A federal judge ordered the release yesterday of disgraced media mogul Conrad Black on an unsecured two million dollar bond as he appeals his 2007 fraud conviction.

US District Judge Amy St Eve agreed to Mr Black’s release on bond at a hearing with the proviso that he not leave the country until further notice, and ordered him to appear in court on Friday.

“Mr Black should appear before me where I will admonish him on the conditions of his release,” she said.

Mr Black, 65, who has served more than two years of a six and a half year prison sentence, is appealing his conviction for fraud on the basis of a Supreme Court ruling in his favour last month.

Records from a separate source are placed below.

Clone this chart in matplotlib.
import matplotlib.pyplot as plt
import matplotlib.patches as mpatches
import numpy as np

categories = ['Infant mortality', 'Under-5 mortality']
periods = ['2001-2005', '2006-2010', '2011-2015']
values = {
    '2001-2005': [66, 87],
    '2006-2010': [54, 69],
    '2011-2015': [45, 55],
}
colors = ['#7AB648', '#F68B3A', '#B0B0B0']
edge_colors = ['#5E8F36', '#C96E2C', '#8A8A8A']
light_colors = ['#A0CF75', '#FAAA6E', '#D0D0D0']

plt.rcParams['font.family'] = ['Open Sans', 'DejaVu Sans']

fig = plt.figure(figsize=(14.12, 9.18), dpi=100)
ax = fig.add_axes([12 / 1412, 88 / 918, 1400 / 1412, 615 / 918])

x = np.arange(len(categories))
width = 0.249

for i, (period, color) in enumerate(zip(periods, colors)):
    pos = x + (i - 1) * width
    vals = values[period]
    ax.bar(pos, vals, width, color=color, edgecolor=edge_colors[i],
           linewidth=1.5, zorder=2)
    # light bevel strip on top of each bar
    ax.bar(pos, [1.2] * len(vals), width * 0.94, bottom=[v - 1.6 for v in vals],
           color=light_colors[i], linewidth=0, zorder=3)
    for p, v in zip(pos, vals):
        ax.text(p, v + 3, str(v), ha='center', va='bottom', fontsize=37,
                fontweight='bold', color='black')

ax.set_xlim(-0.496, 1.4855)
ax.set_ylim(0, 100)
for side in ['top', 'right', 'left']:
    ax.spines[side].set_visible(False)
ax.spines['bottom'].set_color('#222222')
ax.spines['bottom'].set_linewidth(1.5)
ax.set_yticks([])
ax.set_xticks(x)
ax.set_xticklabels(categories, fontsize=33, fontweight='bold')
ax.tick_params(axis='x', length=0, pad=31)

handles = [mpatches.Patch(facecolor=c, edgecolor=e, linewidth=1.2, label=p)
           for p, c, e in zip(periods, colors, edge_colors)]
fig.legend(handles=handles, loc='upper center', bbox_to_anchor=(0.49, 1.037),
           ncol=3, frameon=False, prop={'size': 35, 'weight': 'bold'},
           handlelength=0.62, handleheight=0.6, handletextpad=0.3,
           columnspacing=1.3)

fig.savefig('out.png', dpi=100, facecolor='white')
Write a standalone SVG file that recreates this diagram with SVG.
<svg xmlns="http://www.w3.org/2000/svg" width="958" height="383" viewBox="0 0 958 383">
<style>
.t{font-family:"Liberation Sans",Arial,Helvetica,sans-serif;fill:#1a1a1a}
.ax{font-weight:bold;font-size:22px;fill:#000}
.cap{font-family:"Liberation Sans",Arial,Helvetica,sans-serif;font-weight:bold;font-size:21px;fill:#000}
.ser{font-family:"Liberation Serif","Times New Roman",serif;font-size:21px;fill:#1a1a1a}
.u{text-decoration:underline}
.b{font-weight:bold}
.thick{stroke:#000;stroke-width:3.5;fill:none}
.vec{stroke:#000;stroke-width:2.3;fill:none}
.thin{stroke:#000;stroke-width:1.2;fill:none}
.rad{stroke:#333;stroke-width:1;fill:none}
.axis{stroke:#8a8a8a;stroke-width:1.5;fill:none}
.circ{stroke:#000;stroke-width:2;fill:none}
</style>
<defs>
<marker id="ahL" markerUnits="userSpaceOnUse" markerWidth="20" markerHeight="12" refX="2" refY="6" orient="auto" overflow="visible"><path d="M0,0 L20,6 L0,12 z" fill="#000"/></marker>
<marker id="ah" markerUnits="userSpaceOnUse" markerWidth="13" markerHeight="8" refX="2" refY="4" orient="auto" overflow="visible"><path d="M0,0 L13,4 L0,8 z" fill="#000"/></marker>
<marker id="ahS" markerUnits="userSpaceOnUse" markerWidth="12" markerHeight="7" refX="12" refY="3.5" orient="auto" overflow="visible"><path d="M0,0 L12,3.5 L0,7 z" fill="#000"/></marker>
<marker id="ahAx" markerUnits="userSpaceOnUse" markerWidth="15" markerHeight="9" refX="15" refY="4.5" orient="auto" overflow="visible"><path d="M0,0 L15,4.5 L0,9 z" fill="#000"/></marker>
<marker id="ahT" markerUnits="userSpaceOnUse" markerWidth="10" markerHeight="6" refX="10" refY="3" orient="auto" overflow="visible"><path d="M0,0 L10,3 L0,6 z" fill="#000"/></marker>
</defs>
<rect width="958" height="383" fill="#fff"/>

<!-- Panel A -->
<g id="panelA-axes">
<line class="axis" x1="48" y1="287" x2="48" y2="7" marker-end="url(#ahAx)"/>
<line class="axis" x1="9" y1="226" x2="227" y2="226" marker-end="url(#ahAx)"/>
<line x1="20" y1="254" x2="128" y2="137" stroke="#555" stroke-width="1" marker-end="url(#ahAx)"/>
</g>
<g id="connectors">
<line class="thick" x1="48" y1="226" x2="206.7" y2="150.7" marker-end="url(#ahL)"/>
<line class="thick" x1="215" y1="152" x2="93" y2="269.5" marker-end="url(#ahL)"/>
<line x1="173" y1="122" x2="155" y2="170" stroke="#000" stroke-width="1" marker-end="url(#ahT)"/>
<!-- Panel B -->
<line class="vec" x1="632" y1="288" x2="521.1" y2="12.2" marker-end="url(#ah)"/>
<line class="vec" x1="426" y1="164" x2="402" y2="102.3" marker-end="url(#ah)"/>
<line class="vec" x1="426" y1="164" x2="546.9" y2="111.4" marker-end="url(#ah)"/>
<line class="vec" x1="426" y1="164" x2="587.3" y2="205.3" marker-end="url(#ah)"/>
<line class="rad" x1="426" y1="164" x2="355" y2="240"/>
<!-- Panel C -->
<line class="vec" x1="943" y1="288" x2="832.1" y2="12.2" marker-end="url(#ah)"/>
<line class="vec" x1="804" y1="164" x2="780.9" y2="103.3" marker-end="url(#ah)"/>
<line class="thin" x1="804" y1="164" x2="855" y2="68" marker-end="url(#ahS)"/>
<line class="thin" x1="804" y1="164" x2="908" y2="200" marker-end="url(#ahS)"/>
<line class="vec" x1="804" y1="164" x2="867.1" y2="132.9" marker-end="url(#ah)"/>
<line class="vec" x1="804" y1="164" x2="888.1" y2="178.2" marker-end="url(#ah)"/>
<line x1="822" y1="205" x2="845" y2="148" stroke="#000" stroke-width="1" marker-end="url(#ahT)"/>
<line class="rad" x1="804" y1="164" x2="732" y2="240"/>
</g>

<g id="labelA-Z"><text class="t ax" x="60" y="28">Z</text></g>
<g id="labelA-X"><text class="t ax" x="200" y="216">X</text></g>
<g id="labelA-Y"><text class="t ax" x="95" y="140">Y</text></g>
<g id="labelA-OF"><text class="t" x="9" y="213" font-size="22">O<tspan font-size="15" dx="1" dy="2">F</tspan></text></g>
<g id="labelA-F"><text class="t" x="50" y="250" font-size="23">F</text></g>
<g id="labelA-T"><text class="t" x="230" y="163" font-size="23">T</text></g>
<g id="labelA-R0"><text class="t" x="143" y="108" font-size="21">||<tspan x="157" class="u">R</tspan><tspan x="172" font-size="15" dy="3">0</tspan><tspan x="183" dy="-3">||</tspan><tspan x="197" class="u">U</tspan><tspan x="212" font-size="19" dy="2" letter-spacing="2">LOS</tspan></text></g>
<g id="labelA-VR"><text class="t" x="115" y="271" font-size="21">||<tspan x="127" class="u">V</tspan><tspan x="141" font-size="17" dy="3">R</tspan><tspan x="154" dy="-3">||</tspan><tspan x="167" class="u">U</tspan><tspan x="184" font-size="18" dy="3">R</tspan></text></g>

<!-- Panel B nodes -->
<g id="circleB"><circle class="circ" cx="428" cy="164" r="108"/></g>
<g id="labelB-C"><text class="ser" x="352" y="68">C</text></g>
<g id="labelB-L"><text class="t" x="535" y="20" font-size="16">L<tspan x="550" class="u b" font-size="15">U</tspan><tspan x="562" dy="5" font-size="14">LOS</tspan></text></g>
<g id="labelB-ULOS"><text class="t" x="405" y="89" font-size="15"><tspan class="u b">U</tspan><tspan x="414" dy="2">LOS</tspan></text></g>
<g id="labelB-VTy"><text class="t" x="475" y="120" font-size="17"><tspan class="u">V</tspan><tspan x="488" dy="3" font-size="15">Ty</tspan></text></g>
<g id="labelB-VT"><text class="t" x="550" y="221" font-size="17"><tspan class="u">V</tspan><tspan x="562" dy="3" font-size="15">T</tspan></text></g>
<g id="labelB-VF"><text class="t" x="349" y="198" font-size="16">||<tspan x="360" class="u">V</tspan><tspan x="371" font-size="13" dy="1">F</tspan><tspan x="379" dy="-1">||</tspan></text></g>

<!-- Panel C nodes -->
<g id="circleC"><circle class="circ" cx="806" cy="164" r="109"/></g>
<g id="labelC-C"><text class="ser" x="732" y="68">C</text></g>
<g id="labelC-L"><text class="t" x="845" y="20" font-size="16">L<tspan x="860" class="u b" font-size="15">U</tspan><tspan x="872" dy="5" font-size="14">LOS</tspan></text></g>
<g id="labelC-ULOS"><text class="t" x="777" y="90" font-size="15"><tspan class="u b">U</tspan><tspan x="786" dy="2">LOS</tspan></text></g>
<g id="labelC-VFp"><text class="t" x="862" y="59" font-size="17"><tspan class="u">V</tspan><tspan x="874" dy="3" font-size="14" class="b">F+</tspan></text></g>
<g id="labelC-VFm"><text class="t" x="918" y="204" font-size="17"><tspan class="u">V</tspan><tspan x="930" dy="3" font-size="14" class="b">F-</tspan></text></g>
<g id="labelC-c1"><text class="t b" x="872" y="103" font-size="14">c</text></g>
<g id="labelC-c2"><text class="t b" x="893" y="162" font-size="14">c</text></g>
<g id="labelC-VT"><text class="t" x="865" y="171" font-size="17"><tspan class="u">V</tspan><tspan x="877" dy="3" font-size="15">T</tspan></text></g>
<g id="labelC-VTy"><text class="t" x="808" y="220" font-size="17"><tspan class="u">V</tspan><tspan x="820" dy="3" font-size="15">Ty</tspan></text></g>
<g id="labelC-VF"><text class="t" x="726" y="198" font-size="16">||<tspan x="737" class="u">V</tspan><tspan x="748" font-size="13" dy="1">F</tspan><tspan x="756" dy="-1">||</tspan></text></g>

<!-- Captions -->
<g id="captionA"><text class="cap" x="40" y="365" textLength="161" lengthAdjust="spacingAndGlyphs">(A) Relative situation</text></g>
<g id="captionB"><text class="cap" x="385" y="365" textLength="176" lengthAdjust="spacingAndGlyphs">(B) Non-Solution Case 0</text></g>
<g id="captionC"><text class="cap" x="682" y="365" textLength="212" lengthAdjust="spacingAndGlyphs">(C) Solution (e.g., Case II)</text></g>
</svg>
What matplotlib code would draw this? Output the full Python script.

Miguel Estrada, Mr Black’s attorney, said Conrad would probably go to his home in Palm Beach, Florida after his release from a federal penitentiary in Coleman, Florida, but his lawyers were working to obtain permission for him to travel to Toronto.

“We have to leave it up to the judge as to whether or when he will be permitted to go back to Canada,” Mr Estrada said.

St Eve ordered that Black be deprived of his passport and report to a court officer on his finances,

“He cannot leave the United States until further order from this court,” the judge said.

Mr Black’s two million dollar bond was put up by Roger Hertog, a businessman and friend of the Canadian-born Black, a British citizen. Mr Hertog was in court, but declined comment on the developments.

Mr Black once ran the world’s third largest media empire with such titles as Britain’s Daily Telegraph and the Chicago Sun-Times.

Flamboyant in lifestyle and brutal in business, he counted politicians and pop stars among his entourage as he built up a towering newspaper empire.

But he was forced to quit as head of the holding company Hollinger when he was charged with siphoning off millions of dollars from the firm, notably when it began divesting its Canadian and US publications in 2000.

Mr Black and associates were convicted of stealing 3.5 million dollars by awarding themselves tax-free bonuses from the sell-offs of newspapers, without the approval of Hollinger’s board.

They were accused of skimming off some 60 million dollars in all between 1999 and 2001.